All are optional. The leaders will happily share theirs.


Sierra Club founder John Muir wrote "if people could be gotten into the woods, even for once, to hear the trees speak for themselves, all difficulties in the way of forest preservation would vanish." Our trip will be in an area "permanently" protected by Congress, the Anaconda-Pintler Wilderness, administered by the U.S. Forest Service. Unfortunately, most of the magnificent wild land in the West is not protected and is at great risk from oil and gas exploration, logging, and off-road-vehicles. During this trip, we will have several evening conservation discussions about our nation's wild public lands, which are rapidly disappearing, and the need to protect this nation's magnificent wild lands.

We will also discuss how you can get involved in a way that works for you: writing or calling your representatives, showing others the beauty of our natural places, or becoming politically active. On this trip we'll discuss and practice Leave No Trace (LNT) camping and ethics.

The purpose of these discussions is to encourage you to get involved by urging your delegates in Congress to support the Northern Rockies Ecosystem Protection Act (NREPA) and other public land protection issues. NREPA would protect 18 million acres as Wilderness from just below Yellowstone northeast through Wyoming, Montana and Idaho, an area which encompasses the last great expanse of native biodiversity in the continental United States. The bill's primary objective is to protect the land from fragmentation caused by development and roads, thereby allowing plants and wildlife to migrate between the area's ecosystems in patterns necessary to maintain biodiversity.

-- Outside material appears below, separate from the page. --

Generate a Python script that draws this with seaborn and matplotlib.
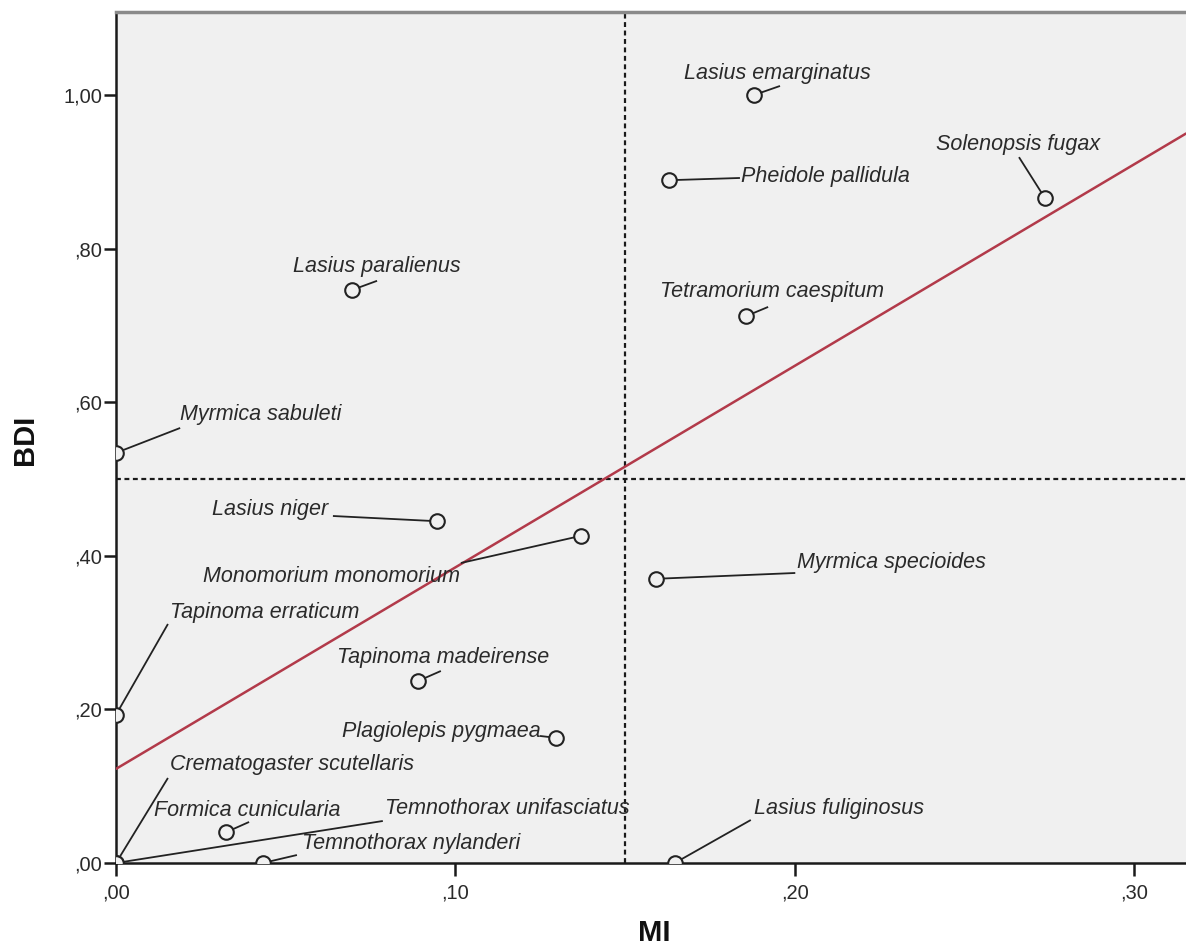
import matplotlib
matplotlib.use("Agg")
import matplotlib.pyplot as plt
import seaborn as sns
import pandas as pd
from matplotlib.ticker import FuncFormatter, FixedLocator

# ---------------- data ----------------
species = [
    "Lasius emarginatus", "Pheidole pallidula", "Solenopsis fugax",
    "Tetramorium caespitum", "Lasius paralienus", "Myrmica sabuleti",
    "Lasius niger", "Monomorium monomorium", "Myrmica specioides",
    "Tapinoma erraticum", "Tapinoma madeirense", "Plagiolepis pygmaea",
    "Crematogaster scutellaris", "Formica cunicularia",
    "Temnothorax unifasciatus", "Temnothorax nylanderi", "Lasius fuliginosus",
]
mi = [0.188, 0.163, 0.2736, 0.1856, 0.0695, 0.0, 0.0945, 0.137, 0.159,
      0.0, 0.089, 0.1296, 0.0, 0.0324, 0.0, 0.0433, 0.1646]
bdi = [1.000, 0.889, 0.866, 0.712, 0.746, 0.534, 0.445, 0.426, 0.370,
       0.193, 0.237, 0.163, 0.0, 0.040, 0.0, 0.0, 0.0]

x_ticks = [0.0, 0.10, 0.20, 0.30]
y_ticks = [0.0, 0.20, 0.40, 0.60, 0.80, 1.00]
ref_mi = 0.15
ref_bdi = 0.50

# ---------------- label layout (data coords) ----------------
label_x = [0.1673, 0.1841, 0.2415, 0.1602, 0.0521, 0.0189, 0.0283, 0.0256,
           0.2006, 0.0159, 0.0651, 0.0666, 0.0159, 0.0112, 0.0792, 0.0548, 0.1879]
label_y = [1.0273, 0.8932, 0.9349, 0.7435, 0.7760, 0.5833, 0.4609, 0.3724,
           0.3919, 0.3255, 0.2682, 0.1706, 0.1276, 0.0690, 0.0716, 0.0260, 0.0716]
leader_x = [0.1956, 0.1838, 0.2660, 0.1921, 0.0769, 0.0189, 0.0639, 0.1016,
            0.2001, 0.0153, 0.0957, 0.1249, 0.0153, 0.0392, 0.0786, 0.0533, 0.1870]
leader_y = [1.0117, 0.8919, 0.9190, 0.7240, 0.7580, 0.5664, 0.4518, 0.3906,
            0.3776, 0.3112, 0.2500, 0.1654, 0.1107, 0.0534, 0.0547, 0.0104, 0.0560]

df = pd.DataFrame({"species": species, "MI": mi, "BDI": bdi})

# ---------------- figure ----------------
sns.set_style("white")
plt.rcParams["font.family"] = ["Liberation Sans", "DejaVu Sans"]

fig = plt.figure(figsize=(11.86, 9.46), dpi=100)
ax = fig.add_axes([116 / 1186, 83 / 946, 1 - 116 / 1186, (863 - 12) / 946])
ax.set_facecolor("#F0F0F0")

ax.set_xlim(0, 0.3152)
ax.set_ylim(0, 1.108)

# reference lines
ax.axvline(ref_mi, color="#1a1a1a", lw=1.6, ls=(0, (2.2, 1.6)), zorder=2)
ax.axhline(ref_bdi, color="#1a1a1a", lw=1.6, ls=(0, (2.2, 1.6)), zorder=2)

# fit line
sns.regplot(data=df, x="MI", y="BDI", ax=ax, scatter=False, ci=None,
            truncate=False, line_kws=dict(color="#B23A4A", lw=1.8, zorder=3))

# leader lines
for px, py, lx, ly in zip(mi, bdi, leader_x, leader_y):
    ax.plot([px, lx], [py, ly], color="#222222", lw=1.3, zorder=4,
            solid_capstyle="butt")

# points
sns.scatterplot(data=df, x="MI", y="BDI", ax=ax, s=110, marker="o",
                facecolor="#F0F0F0", edgecolor="#222222", linewidth=1.5,
                zorder=5)

# labels
for name, tx, ty in zip(species, label_x, label_y):
    ax.text(tx, ty, name, ha="left", va="center", fontsize=15.5,
            fontstyle="italic", color="#2a2a2a", zorder=6)

# axes styling
for side in ["left", "bottom"]:
    ax.spines[side].set_color("#1a1a1a")
    ax.spines[side].set_linewidth(1.8)
ax.spines["top"].set_color("#8a8a8a")
ax.spines["top"].set_linewidth(2.5)
ax.spines["right"].set_visible(False)

def fmt(v, pos=None):
    s = f"{v:.2f}".replace(".", ",")
    if s.startswith("0"):
        s = s[1:]
    return s

ax.xaxis.set_major_locator(FixedLocator(x_ticks))
ax.yaxis.set_major_locator(FixedLocator(y_ticks))
ax.xaxis.set_major_formatter(FuncFormatter(fmt))
ax.yaxis.set_major_formatter(FuncFormatter(fmt))
ax.tick_params(axis="both", direction="out", length=9, width=1.8,
               color="#1a1a1a", labelsize=14.5, labelcolor="#2a2a2a",
               bottom=True, left=True)
ax.tick_params(axis="x", pad=6)
ax.tick_params(axis="y", pad=1)

ax.set_xlabel("MI", fontsize=21, fontweight="bold", color="#111111")
ax.set_ylabel("BDI", fontsize=21, fontweight="bold", color="#111111")
ax.xaxis.label.set_va("center")
ax.yaxis.label.set_va("center")
ax.xaxis.set_label_coords((654 - 116) / 1070, (863 - 933) / 851)
ax.yaxis.set_label_coords((25 - 116) / 1070, (863 - 440) / 851)

fig.savefig("out.png", dpi=100, facecolor="white")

In 2014 America celebrates the 50th anniversary of the Wilderness Act. The Sierra Club, various other organizations with a wilderness focus, and the four federal wilderness management agencies are vigorously planning this celebration. The goal of the effort is to assure that a broader public knows about the concept and benefits of wilderness. Sierra Club Outings is a vital part of the celebrations for wilderness.
While the Act was far in the future when our outings program started, we were already promoting the principle behind it: to forever set aside from human developments certain special places, by civic agreement. This is the basic principle on which the Sierra Club was founded. The wilderness anniversary gives us an opportunity to highlight our organization’s leading role—in publicizing this principle, in passing the 1964 Act, and in achieving more designated wilderness since then.

Sierra Club National Outings is an equal-opportunity provider and will operate under permits from Beaverhead-Deerlodge National Forest and Bitterroot National Forest.



Jim Reel Jr., a native of western North Carolina, has been an avid backpacker since 1999. "I was introduced to the Appalachian Trail that same year," he says, "and I set a goal of section-hiking the trail from end to end." To date, he's completed about 1,600 miles of the legendary trail. Jim has also backpacked in California, Idaho, Minnesota and Wisconsin. As a member of the Carolina Mountain Club, he leads hikes, helps with construction and maintenance of the Mountains to the Sea Trail and maintains a section of the AT near Hot Springs, NC.


Diana Lynn, a native of Wisconsin, has a deep appreciation for nature and love for the diversity of seasons in the Midwest. In 2000, she was introduced to section hiking the legendary Appalachian Trail, spending two to three weeks on the trail each year. In the past 13 years, her hiking adventures have taken her to 15 states.